For decades Sasol has been using its Fischer Tropsch (FT) technology to convert low‑grade coal and gas into synthetic fuels and chemicals. The largest scale example of the commercial application of this technology is its Secunda plant in Mpumalanga, which converts synthesis gas – a mixture of carbon monoxide (CO) and hydrogen (H2) – derived from coal gasification and supplemented by reformed natural gas into 160 000 barrels of products per day.
Professor Michael Claeys, the director at UCT's Catalysis Institute, said: "Sasol and UCT have a longstanding collaboration on the fundamental aspects of FT technology, on both commercial cobalt and iron catalysts, which provides workable solutions for operating plants. The partnership brings together Sasol's established expertise around FT catalysis and synthesis gas conversion, and UCT's modelling and in‑situ characterisation capabilities."
In recent years, the university has also been working on CO2 conversion technology and has built up extensive experience in CO2 hydrogenation.
With its announced intention to leverage its existing FT technology and skillset to lead the development of South Africa's hydrogen economy, Sasol and UCT have been working on finding innovative ways to use this chemistry to convert CO2 and hydrogen into a range of useful and green products. Now they have.

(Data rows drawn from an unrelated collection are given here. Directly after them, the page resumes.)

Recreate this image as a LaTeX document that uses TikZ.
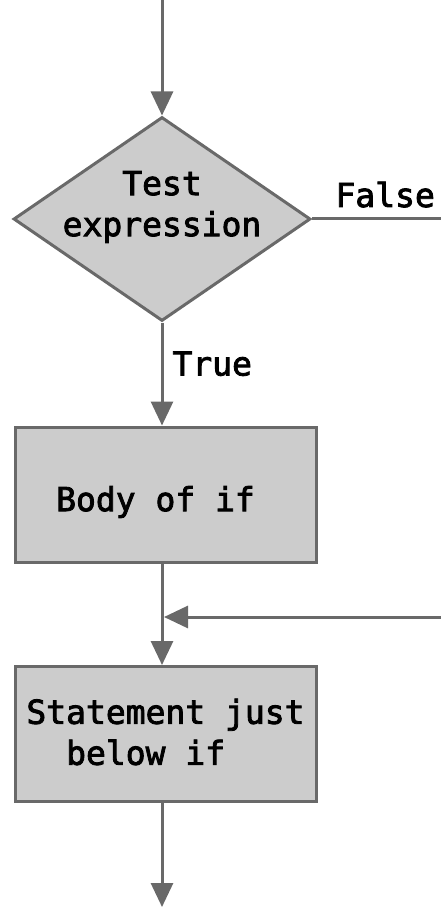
\documentclass[tikz,border=0pt]{standalone}
\usepackage{fontspec}
\setmonofont[FakeBold=2.5]{DejaVu Sans Mono}
\usetikzlibrary{shapes.geometric,arrows.meta}

\definecolor{flowline}{RGB}{105,105,105}
\definecolor{flowfill}{RGB}{204,204,204}

\tikzset{
  flow/.style={draw=flowline, line width=3pt, -{Triangle[length=24pt,width=22pt]}},
  decision/.style={diamond, draw=flowline, fill=flowfill, line width=3pt,
    minimum width=297pt, minimum height=204pt, inner sep=0pt},
  block/.style={rectangle, draw=flowline, fill=flowfill, line width=3pt,
    minimum width=301pt, minimum height=135pt, inner sep=0pt},
  code/.style={font=\ttfamily\fontsize{33pt}{41pt}\selectfont, inner sep=0pt, align=left},
}

\begin{document}
\begin{tikzpicture}[x=1pt,y=1pt]

    \useasboundingbox (0,0) rectangle (441,-909);

    % Shapes
    \node[decision] (test) at (162,-219) {};
    \node[block] (body) at (165.5,-494.5) {};
    \node[block] (stmt) at (165.5,-734) {};

    % Texts inside the shapes
    \node[code, align=center] (testtext) at ([yshift=12pt]test) {Test\\expression};
    \node[code] (bodytext) at ([xshift=-10pt,yshift=-7.5pt]body) {Body of if};
    \node[code] (stmttext) at ([yshift=2pt]stmt) {Statement just\\\hphantom{xx}below if};

    % Free ends
    \coordinate (top) at (162,0);
    \coordinate (bottom) at (162,-907);
    \coordinate (merge) at (164,-617);
    \coordinate (farright) at (445,-219);
    \coordinate (farbottom) at (445,-617);

    % Connectors
    \draw[flow] (top) -- (test);
    \draw[flow] (test) -- node[code, pos=0.4, anchor=west, xshift=9pt] (truelabel) {True} (test |- body.north);
    \draw[flow] (body.south -| test) -- (stmt.north -| test);
    \draw[flow] (test.east) -- node[code, pos=0, anchor=base west, xshift=22pt, yshift=12pt] (falselabel) {False}
        (farright) -- (farbottom) -- (merge);
    \draw[flow] (stmt.south -| test) -- (bottom);

\end{tikzpicture}
\end{document}
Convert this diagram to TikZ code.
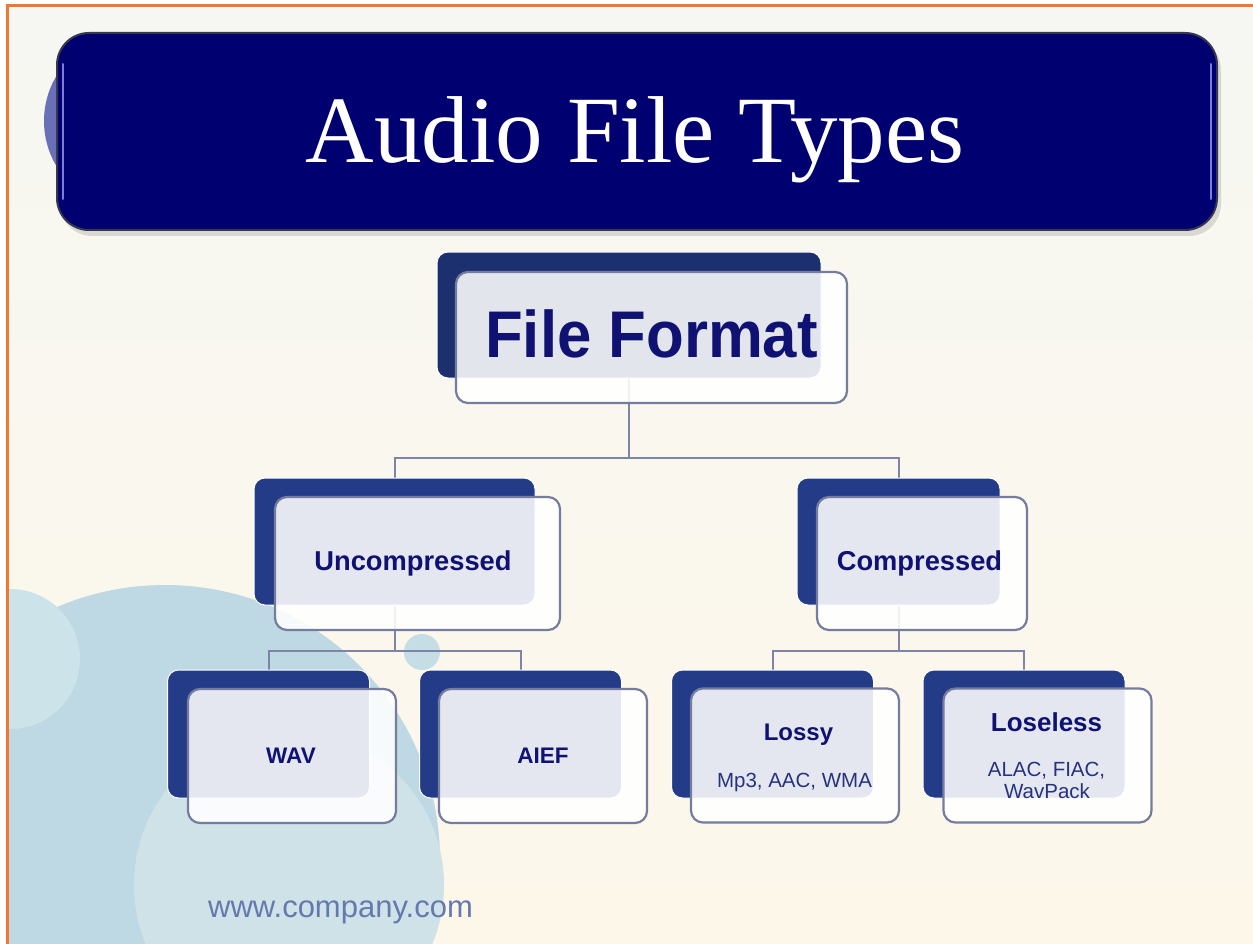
\documentclass[tikz,border=0pt]{standalone}
\usepackage{fontspec}
\setmainfont{Liberation Sans}
\newfontfamily\titlefont{Liberation Serif}
\usetikzlibrary{calc}
\definecolor{bannernavy}{RGB}{0,0,112}
\definecolor{bannerline}{RGB}{55,55,80}
\definecolor{bannercirc}{RGB}{106,112,184}
\definecolor{bannerhl}{RGB}{125,125,215}
\definecolor{backdark}{RGB}{28,47,110}
\definecolor{backmid}{RGB}{36,60,135}
\definecolor{boxline}{RGB}{118,124,158}
\definecolor{connc}{RGB}{125,132,166}
\definecolor{txtnavy}{RGB}{16,18,115}
\definecolor{txtsub}{RGB}{38,50,125}
\definecolor{webtxt}{RGB}{100,122,175}
\definecolor{orangeline}{RGB}{240,120,50}
\definecolor{bgtop}{RGB}{246,247,242}
\definecolor{bgbot}{RGB}{253,247,234}
\definecolor{circmid}{RGB}{190,217,227}
\definecolor{circlight}{RGB}{207,226,231}
\definecolor{circleft}{RGB}{205,227,234}
\definecolor{circsmall}{RGB}{197,221,229}
\pgfdeclarelayer{bg}
\pgfsetlayers{bg,main}
\begin{document}
\begin{tikzpicture}[x=1pt,y=-1pt,
  backbox/.style={draw=white, line width=1pt, fill=#1, rounded corners=11pt, inner sep=0pt},
  frontbox/.style={draw=boxline, line width=2.2pt, fill=white, fill opacity=0.88, rounded corners=12pt, inner sep=0pt},
  banner/.style={draw=bannerline, line width=2pt, fill=bannernavy, rounded corners=32pt, inner sep=0pt},
  hl/.style={draw=bannerhl, line width=2pt, line cap=round},
  conn/.style={draw=connc, line width=2pt},
  boldtxt/.style={text=txtnavy, inner sep=0pt, anchor=base, font=\bfseries\fontsize{#1}{#1}\selectfont},
  subtxt/.style={text=txtsub, inner sep=0pt, anchor=base, font=\fontsize{20.5}{20.5}\selectfont},
  leafback/.style={backbox=backmid, minimum width=202pt, minimum height=128pt},
  leaffront/.style={frontbox, minimum width=208pt, minimum height=134pt}
]
\useasboundingbox (0,0) rectangle (1253,944);
\begin{pgfonlayer}{bg}
  \fill[white] (0,0) rectangle (1253,944);
  \shade[top color=bgtop, bottom color=bgbot] (7,6) rectangle (1253,944);
  \begin{scope}
    \clip (7,6) rectangle (1253,944);
    \fill[circmid] (165,860) circle[radius=275];
    \fill[circlight] (289,885) circle[radius=155];
    \fill[circleft] (10,659) circle[radius=70];
    \fill[circsmall] (422,652) circle[radius=18];
  \end{scope}
  \draw[orangeline, line width=3pt] (7,944) -- (7,6) -- (1253,6);
  % title banner
  \fill[bannercirc] (132,121) circle[radius=88];
  \fill[black, opacity=0.12, rounded corners=32pt] (60,38) rectangle (1221,236);
\end{pgfonlayer}

\node[banner, minimum width=1160pt, minimum height=197pt] (banner) at (637,131.5) {};
\draw[hl] ([xshift=7pt,yshift=-32pt]banner.north west) -- ([xshift=7pt,yshift=32pt]banner.south west);
\draw[hl] ([xshift=-7pt,yshift=-32pt]banner.north east) -- ([xshift=-7pt,yshift=32pt]banner.south east);
\node[text=white, inner sep=0pt, anchor=base, font=\titlefont\fontsize{95}{95}\selectfont] (title) at (635,163) {Audio File Types};

% level 0
\node[backbox=backdark, minimum width=384pt, minimum height=126pt] (ffb) at (629,315) {};
\node[frontbox, minimum width=391pt, minimum height=131pt] (fff) at (651.5,337.5) {};
\node[boldtxt=66] (fft) at (651.5,357) {\scalebox{0.935}[1]{File Format}};

% level 1
\node[backbox=backmid, minimum width=281pt, minimum height=127pt] (uncb) at (394.5,541.5) {};
\node[frontbox, minimum width=285pt, minimum height=133pt] (uncf) at (417.5,563.5) {};
\node[boldtxt=27.3] (unct) at (413,570) {Uncompressed};

\node[backbox=backmid, minimum width=203pt, minimum height=127pt] (compb) at (898.5,541.5) {};
\node[frontbox, minimum width=210pt, minimum height=133pt] (compf) at (922,563.5) {};
\node[boldtxt=27.3] (compt) at (919.5,570) {Compressed};

% level 2
\node[leafback] (wavb) at (268.5,734) {};
\node[leaffront] (wavf) at (292,756) {};
\node[boldtxt=22.5] (wavt) at (291,763) {WAV};

\node[leafback] (aiefb) at (520.5,734) {};
\node[leaffront] (aieff) at (543,756) {};
\node[boldtxt=22.5] (aieft) at (543,763) {AIEF};

\node[leafback] (lossyb) at (772.5,734) {};
\node[leaffront] (lossyf) at (795,755.5) {};
\node[boldtxt=24] (lossyt) at (798.5,740) {Lossy};
\node[subtxt] (lossys) at (794.5,787) {Mp3, AAC, WMA};

\node[leafback] (loslb) at (1024,734) {};
\node[leaffront] (loslf) at (1047.5,755.5) {};
\node[boldtxt=26] (loslt) at (1046.5,731) {Loseless};
\node[subtxt] (losls1) at (1046.5,776) {ALAC, FIAC,};
\node[subtxt] (losls2) at (1047,798) {WavPack};

\node[text=webtxt, inner sep=0pt, anchor=base west, font=\fontsize{31}{31}\selectfont] (web) at (208,917) {www.company.com};

% connectors (behind the boxes)
\begin{pgfonlayer}{bg}
  \draw[conn] (ffb.south) -- (ffb.south |- 0,458) coordinate (ffbus) -| (uncb.north);
  \draw[conn] (ffbus) -| (compb.north);
  \draw[conn] (uncb.south) -- (uncb.south |- 0,651) coordinate (uncbus) -| (wavb.north);
  \draw[conn] (uncbus) -| (aiefb.north);
  \draw[conn] (compb.south) -- (compb.south |- 0,651) coordinate (compbus) -| (lossyb.north);
  \draw[conn] (compbus) -| (loslb.north);
\end{pgfonlayer}
\end{tikzpicture}
\end{document}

"Conversion of green hydrogen together with CO2, a process called CO2 hydrogenation, is gaining significant interest worldwide and is a promising way to produce sustainable aviation fuels and chemicals which have a significantly lower carbon footprint," said Dr Cathy Dwyer, the vice president of science research at Sasol Research & Technology.
There are two ways to convert CO2 into a useful range of products using FT chemistry. In the indirect pathway, CO2 and green hydrogen are first converted to synthesis gas either by co‑electrolysis or over a catalyst.
The synthesis gas is then reacted over a suitable FT catalyst, to produce hydrocarbons and water. Sasol's suite of cobalt catalysts is highly efficient for the latter process. Alternatively, hydrogen and CO2 can be converted directly over a single catalyst to a useful range of products, using what is termed "tandem" catalysis, and this is where the iron catalysts have been found to be advantageous.
The collaboration with UCT has revealed that Sasol's iron catalyst can achieve CO2 conversions greater than 40%, producing ethylene and light olefins, which can be used as chemical feedstocks, and significant quantities of kerosene‑range hydrocarbons (jet fuel).